Drainage was critical. Without it, water pressure would build behind the wall and eventually push it over. Surviving historic terrace walls share common traits: large rock mass relative to wall height, flat or tabular rock shapes, and well-drained material behind the wall face. Builders packed gravel or crushed stone behind the wall to create a drainage layer, allowing water to pass through rather than pooling. The flat terrace surface behind the wall was then filled with soil, compost, or a mix of organic material and local earth to create the planting bed.

Crop Yields: Benefits and Trade-Offs

Terracing’s impact on crop yields is more nuanced than you might expect. In normal rainfall years, terraced plots can actually produce slightly lower yields than unterraced land, roughly 9% less in one large-scale study of Ethiopian cereal farms. The construction process disrupts existing topsoil, the walls and risers take up plantable space, and the flat surfaces can sometimes pool too much water in wet years.

But terraces prove their value when conditions turn harsh. During drought years, terraced plots in the same study produced 33% higher yields than unterraced fields. The water-trapping mechanism that seems unnecessary in a good year becomes a lifeline in a bad one. A comprehensive review found that terraces improved grain yields by an average of 44.8% when all conditions were factored in. This makes terracing less of a yield booster in ideal conditions and more of an insurance policy, smoothing out the devastating lows that could wipe out a community’s food supply.

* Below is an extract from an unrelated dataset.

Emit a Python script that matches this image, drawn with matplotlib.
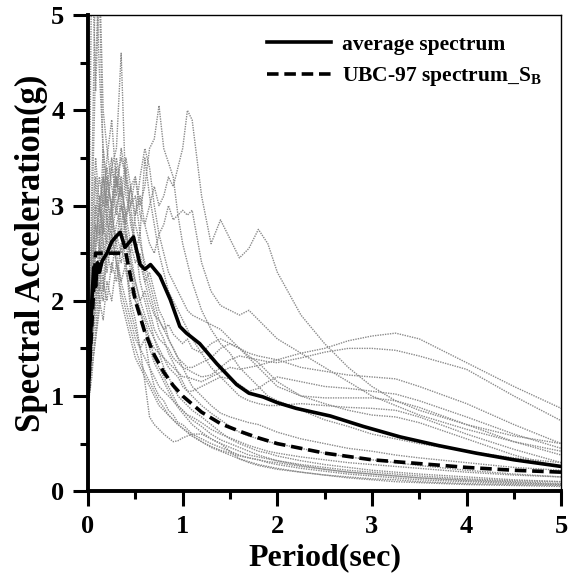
import matplotlib
matplotlib.use("Agg")
import matplotlib.pyplot as plt
from matplotlib.lines import Line2D

plt.rcParams['font.family'] = ['Liberation Serif', 'DejaVu Serif']
plt.rcParams['font.weight'] = 'bold'
plt.rcParams['mathtext.fontset'] = 'custom'
plt.rcParams['mathtext.bf'] = 'Liberation Serif:bold'
plt.rcParams['mathtext.rm'] = 'Liberation Serif:bold'

# period grid (sec) shared by the individual record spectra
periods = [0.0, 0.04, 0.08, 0.12, 0.16, 0.2, 0.25, 0.3, 0.35, 0.4, 0.45, 0.5, 0.55,
           0.6, 0.65, 0.7, 0.75, 0.8, 0.85, 0.9, 0.95, 1.0, 1.05, 1.1, 1.2, 1.3, 1.4,
           1.5, 1.6, 1.7, 1.8, 1.9, 2.0, 2.25, 2.5, 2.75, 3.0, 3.25, 3.5, 4.0, 4.5, 5.0]

# spectral accelerations (g) of the individual records
rec01 = [1.0, 3.2, 5.6, 4.4, 3.6, 3.1, 2.7, 2.4, 2.0, 1.8, 1.6, 1.4, 1.3, 1.2, 1.1, 1.0, 0.9, 0.85,
         0.8, 0.75, 0.7, 0.66, 0.62, 0.58, 0.52, 0.46, 0.42, 0.38, 0.34, 0.31, 0.28, 0.26, 0.24,
         0.2, 0.17, 0.15, 0.13, 0.12, 0.1, 0.08, 0.07, 0.06]
rec02 = [1.3, 5.8, 4.2, 5.3, 3.4, 2.8, 3.0, 2.5, 2.2, 2.4, 1.9, 1.7, 1.5, 1.6, 1.3, 1.1, 1.0, 0.95,
         0.85, 0.8, 0.72, 0.7, 0.65, 0.6, 0.55, 0.5, 0.46, 0.42, 0.38, 0.35, 0.33, 0.3, 0.28,
         0.24, 0.21, 0.18, 0.16, 0.14, 0.12, 0.1, 0.08, 0.07]
rec03 = [1.1, 1.8, 2.6, 3.0, 3.3, 2.9, 3.4, 3.6, 4.6, 3.1, 2.9, 2.5, 2.7, 2.3, 2.1, 1.9, 1.7, 1.6,
         1.45, 1.35, 1.25, 1.15, 1.05, 1.0, 0.9, 0.82, 0.75, 0.68, 0.62, 0.58, 0.55, 0.52, 0.5,
         0.45, 0.4, 0.36, 0.33, 0.3, 0.27, 0.22, 0.18, 0.15]
rec04 = [1.0, 2.2, 2.9, 3.3, 3.0, 3.5, 3.9, 3.2, 3.5, 3.3, 2.8, 2.6, 2.2, 2.0, 1.8, 1.6, 1.45, 1.3,
         1.2, 1.1, 1.0, 0.95, 0.9, 0.85, 0.78, 0.7, 0.62, 0.55, 0.5, 0.46, 0.42, 0.4, 0.37,
         0.32, 0.28, 0.25, 0.22, 0.2, 0.18, 0.15, 0.12, 0.1]
rec05 = [0.9, 1.6, 2.0, 2.4, 2.8, 2.6, 3.0, 3.3, 3.1, 3.5, 3.2, 3.3, 3.0, 3.2, 3.6, 3.7, 4.05, 3.6,
         3.45, 3.3, 2.9, 2.6, 2.4, 2.2, 1.9, 1.7, 1.55, 1.45, 1.3, 1.2, 1.1, 1.0, 0.95,
         0.85, 0.75, 0.68, 0.6, 0.55, 0.5, 0.42, 0.35, 0.3]
rec06 = [1.0, 1.5, 2.2, 2.6, 2.4, 2.8, 2.7, 3.0, 3.2, 2.9, 3.0, 3.3, 2.9, 2.8, 3.0, 3.2, 3.0, 3.1,
         3.3, 3.2, 3.4, 3.6, 4.0, 3.9, 3.1, 2.6, 2.85, 2.65, 2.45, 2.55, 2.75, 2.6, 2.3,
         1.85, 1.55, 1.3, 1.1, 0.95, 0.85, 0.7, 0.58, 0.5]
rec07 = [1.1, 1.7, 2.3, 2.0, 2.6, 2.9, 2.5, 2.8, 3.0, 2.7, 2.5, 2.9, 3.1, 2.8, 2.6, 2.5, 2.7, 2.8,
         3.0, 2.85, 2.9, 2.95, 2.9, 2.95, 2.4, 2.1, 1.95, 1.9, 1.85, 1.9, 1.8, 1.7, 1.6,
         1.45, 1.3, 1.15, 1.0, 0.9, 0.8, 0.65, 0.52, 0.42]
rec08 = [0.9, 1.3, 1.6, 1.9, 2.2, 2.0, 2.4, 2.2, 2.6, 2.3, 2.1, 2.0, 1.9, 1.7, 1.6, 1.5, 1.45, 1.4,
         1.35, 1.3, 1.25, 1.2, 1.2, 1.18, 1.15, 1.2, 1.25, 1.3, 1.28, 1.3, 1.32, 1.35, 1.38,
         1.45, 1.5, 1.58, 1.63, 1.66, 1.6, 1.35, 1.1, 0.87]
rec09 = [1.0, 1.5, 1.9, 2.3, 2.1, 2.5, 2.8, 2.6, 2.4, 2.7, 2.5, 2.2, 2.0, 2.1, 1.9, 1.7, 1.6, 1.55,
         1.5, 1.4, 1.35, 1.3, 1.28, 1.25, 1.2, 1.22, 1.3, 1.38, 1.42, 1.4, 1.38, 1.36, 1.35,
         1.4, 1.46, 1.5, 1.5, 1.48, 1.42, 1.28, 1.0, 0.74]
rec10 = [1.2, 2.0, 2.6, 3.1, 2.8, 3.3, 3.0, 3.5, 3.2, 2.9, 2.6, 2.4, 2.5, 2.2, 2.0, 1.85, 1.8, 1.7,
         1.75, 1.65, 1.6, 1.55, 1.6, 1.5, 1.45, 1.55, 1.6, 1.55, 1.5, 1.45, 1.42, 1.4, 1.38,
         1.3, 1.26, 1.22, 1.2, 1.18, 1.1, 0.92, 0.7, 0.5]
rec11 = [0.95, 1.4, 2.0, 2.5, 2.2, 2.7, 2.9, 2.6, 3.0, 2.8, 2.4, 2.2, 2.0, 1.85, 1.7, 1.6, 1.5, 1.4,
         1.3, 1.25, 1.2, 1.1, 1.05, 1.05, 1.1, 1.15, 1.2, 1.18, 1.12, 1.05, 1.08, 1.15, 1.2,
         1.15, 1.1, 1.08, 1.05, 1.02, 0.95, 0.78, 0.6, 0.45]
rec12 = [1.0, 1.8, 2.4, 2.1, 2.9, 3.2, 3.5, 3.0, 2.7, 3.4, 3.0, 2.6, 2.4, 2.2, 2.3, 2.1, 1.9, 1.8,
         1.6, 1.5, 1.4, 1.35, 1.3, 1.3, 1.35, 1.4, 1.5, 1.55, 1.5, 1.4, 1.3, 1.2, 1.1,
         1.0, 0.98, 0.98, 0.98, 0.95, 0.88, 0.7, 0.52, 0.38]
rec13 = [1.1, 2.4, 3.0, 2.6, 3.3, 3.0, 3.4, 3.1, 3.6, 3.3, 3.0, 3.1, 2.7, 3.5, 3.1, 2.8, 2.5, 2.3,
         2.1, 2.0, 1.9, 1.8, 1.7, 1.6, 1.45, 1.3, 1.2, 1.1, 1.0, 0.95, 0.92, 0.9, 0.9,
         0.92, 0.9, 0.88, 0.87, 0.85, 0.78, 0.6, 0.44, 0.3]
rec14 = [1.3, 2.6, 3.5, 3.0, 2.7, 3.1, 2.8, 3.3, 3.0, 2.8, 3.2, 2.9, 3.3, 3.6, 3.4, 3.0, 2.7, 2.5,
         2.3, 2.2, 2.1, 2.0, 1.9, 1.85, 1.8, 1.75, 1.7, 1.6, 1.5, 1.42, 1.35, 1.25, 1.15,
         1.0, 0.92, 0.85, 0.8, 0.78, 0.72, 0.55, 0.38, 0.25]
rec15 = [1.2, 2.2, 2.8, 2.5, 3.1, 3.4, 2.9, 3.3, 2.8, 2.4, 2.0, 1.8, 1.5, 1.15, 0.78, 0.7, 0.65,
         0.6, 0.56, 0.52, 0.53, 0.56, 0.58, 0.6, 0.6, 0.55, 0.5, 0.42, 0.34, 0.3, 0.27, 0.25,
         0.23, 0.2, 0.17, 0.14, 0.12, 0.1, 0.09, 0.07, 0.06, 0.05]
rec16 = [1.0, 2.0, 3.3, 2.7, 3.6, 3.2, 3.0, 3.4, 3.1, 2.6, 2.3, 2.0, 1.9, 1.8, 1.6, 1.4, 1.3, 1.2,
         1.1, 1.0, 0.9, 0.85, 0.8, 0.78, 0.72, 0.65, 0.6, 0.56, 0.52, 0.48, 0.45, 0.42, 0.4,
         0.36, 0.33, 0.3, 0.28, 0.26, 0.24, 0.2, 0.17, 0.15]
rec17 = [0.9, 1.2, 1.7, 2.2, 2.0, 2.5, 2.3, 2.7, 2.5, 2.9, 3.2, 2.8, 2.6, 2.4, 2.2, 2.0, 1.8, 1.7,
         1.6, 1.5, 1.4, 1.3, 1.2, 1.1, 1.0, 0.9, 0.82, 0.78, 0.75, 0.72, 0.7, 0.66, 0.62,
         0.55, 0.5, 0.45, 0.42, 0.38, 0.35, 0.3, 0.25, 0.22]
rec18 = [1.1, 1.9, 2.5, 3.0, 2.6, 2.3, 2.7, 2.4, 2.2, 2.0, 1.8, 1.6, 1.5, 1.4, 1.3, 1.2, 1.1, 1.05,
         1.0, 0.95, 0.9, 0.85, 0.8, 0.75, 0.68, 0.6, 0.54, 0.5, 0.46, 0.42, 0.38, 0.35, 0.32,
         0.28, 0.25, 0.22, 0.2, 0.18, 0.16, 0.13, 0.11, 0.1]
rec19 = [1.0, 2.8, 4.5, 5.5, 4.0, 3.6, 3.2, 2.9, 3.3, 2.7, 2.4, 2.1, 1.9, 1.7, 1.5, 1.35, 1.25, 1.15,
         1.05, 0.95, 0.88, 0.82, 0.76, 0.7, 0.62, 0.55, 0.5, 0.46, 0.42, 0.38, 0.36, 0.34, 0.32,
         0.27, 0.23, 0.2, 0.18, 0.16, 0.14, 0.12, 0.1, 0.08]
rec20 = [0.95, 1.3, 1.6, 2.0, 1.8, 2.2, 2.0, 2.4, 2.1, 1.9, 1.7, 1.5, 1.35, 1.25, 1.15, 1.05, 0.95,
         0.88, 0.8, 0.75, 0.7, 0.66, 0.62, 0.58, 0.52, 0.47, 0.43, 0.4, 0.37, 0.35, 0.33, 0.31,
         0.3, 0.26, 0.23, 0.2, 0.18, 0.16, 0.14, 0.11, 0.09, 0.07]
records = [rec01, rec02, rec03, rec04, rec05, rec06, rec07, rec08, rec09, rec10,
           rec11, rec12, rec13, rec14, rec15, rec16, rec17, rec18, rec19, rec20]

# average spectrum
avg_T = [0.0, 0.02, 0.04, 0.06, 0.08, 0.1, 0.12, 0.15, 0.2, 0.25, 0.3, 0.34, 0.39, 0.44, 0.48,
         0.55, 0.6, 0.66, 0.76, 0.87, 0.97, 1.04, 1.18, 1.36, 1.57, 1.7, 1.85, 2.0, 2.2, 2.56,
         2.91, 3.3, 3.7, 4.1, 4.5, 5.0]
avg_sa = [1.0, 1.4, 2.0, 2.35, 2.15, 2.4, 2.3, 2.42, 2.5, 2.62, 2.68, 2.72, 2.56, 2.62, 2.67,
          2.38, 2.33, 2.38, 2.26, 2.01, 1.73, 1.66, 1.55, 1.34, 1.12, 1.03, 0.99, 0.93, 0.87,
          0.79, 0.68, 0.57, 0.48, 0.4, 0.33, 0.26]

# UBC-97 design spectrum, soil S_B
ubc_T = [0.0, 0.08, 0.4, 0.5, 0.6, 0.7, 0.8, 0.9, 1.0, 1.2, 1.4, 1.6, 1.8, 2.0, 2.5, 3.0,
         3.5, 4.0, 4.5, 5.0]
ubc_sa = [1.0, 2.5, 2.5, 2.0, 1.67, 1.43, 1.25, 1.11, 1.0, 0.83, 0.71, 0.63, 0.56, 0.5, 0.4,
          0.33, 0.29, 0.25, 0.22, 0.2]

fig = plt.figure(figsize=(5.68, 5.82), dpi=100)
ax = fig.add_axes([0.155, 0.156, 0.833, 0.818])

for rec in records:
    ax.plot(periods, rec, color='#8a8a8a', lw=1.0, ls=(0, (1.0, 0.8)), zorder=1)

ax.plot(avg_T, avg_sa, color='black', lw=2.6, zorder=3)
ax.plot(ubc_T, ubc_sa, color='black', lw=2.6, ls=(0, (3.2, 1.6)), zorder=3)

ax.set_xlim(0, 5)
ax.set_ylim(0, 5)
ax.set_xticks([0, 1, 2, 3, 4, 5])
ax.set_xticks([0.5, 1.5, 2.5, 3.5, 4.5], minor=True)
ax.set_yticks([0, 1, 2, 3, 4, 5])
ax.set_yticks([0.5, 1.5, 2.5, 3.5, 4.5], minor=True)
ax.tick_params(which='major', direction='out', length=11, width=2.2, labelsize=19, pad=6)
ax.tick_params(which='minor', direction='out', length=6, width=2.2)
ax.tick_params(top=False, right=False)

ax.spines['left'].set_linewidth(2.8)
ax.spines['bottom'].set_linewidth(2.8)
ax.spines['top'].set_linewidth(1.0)
ax.spines['right'].set_linewidth(1.0)

ax.set_xlabel('Period(sec)', fontsize=23, fontweight='bold', labelpad=4)
ax.set_ylabel('Spectral Acceleration(g)', fontsize=25, fontweight='bold', labelpad=2)

handles = [Line2D([], [], color='black', lw=2.6),
           Line2D([], [], color='black', lw=2.6, ls=(0, (3.2, 1.6)))]
labels = ['average spectrum', r'UBC-97 spectrum_S$_\mathbf{B}$']
ax.legend(handles, labels, loc='upper right', frameon=False,
          handlelength=3.0, handletextpad=0.5, borderaxespad=0.5,
          labelspacing=0.5, prop={'weight': 'bold', 'size': 15.5})

fig.savefig('out.png', dpi=100)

Terracing in the Modern World

Terraces remain in active use across much of the world. In Southeast Asia, the rice terraces of the Philippines, China, and Vietnam continue to produce food using systems maintained for centuries. In East Africa and South Asia, development organizations promote terracing as a climate adaptation strategy, particularly as rainfall patterns become more erratic. The core benefits haven’t changed: reducing runoff and erosion, improving soil moisture, and making marginal land productive. What has changed is the recognition that these ancient structures also provide broader ecosystem services, including protecting downstream waterways from sedimentation and maintaining soil health across entire watersheds.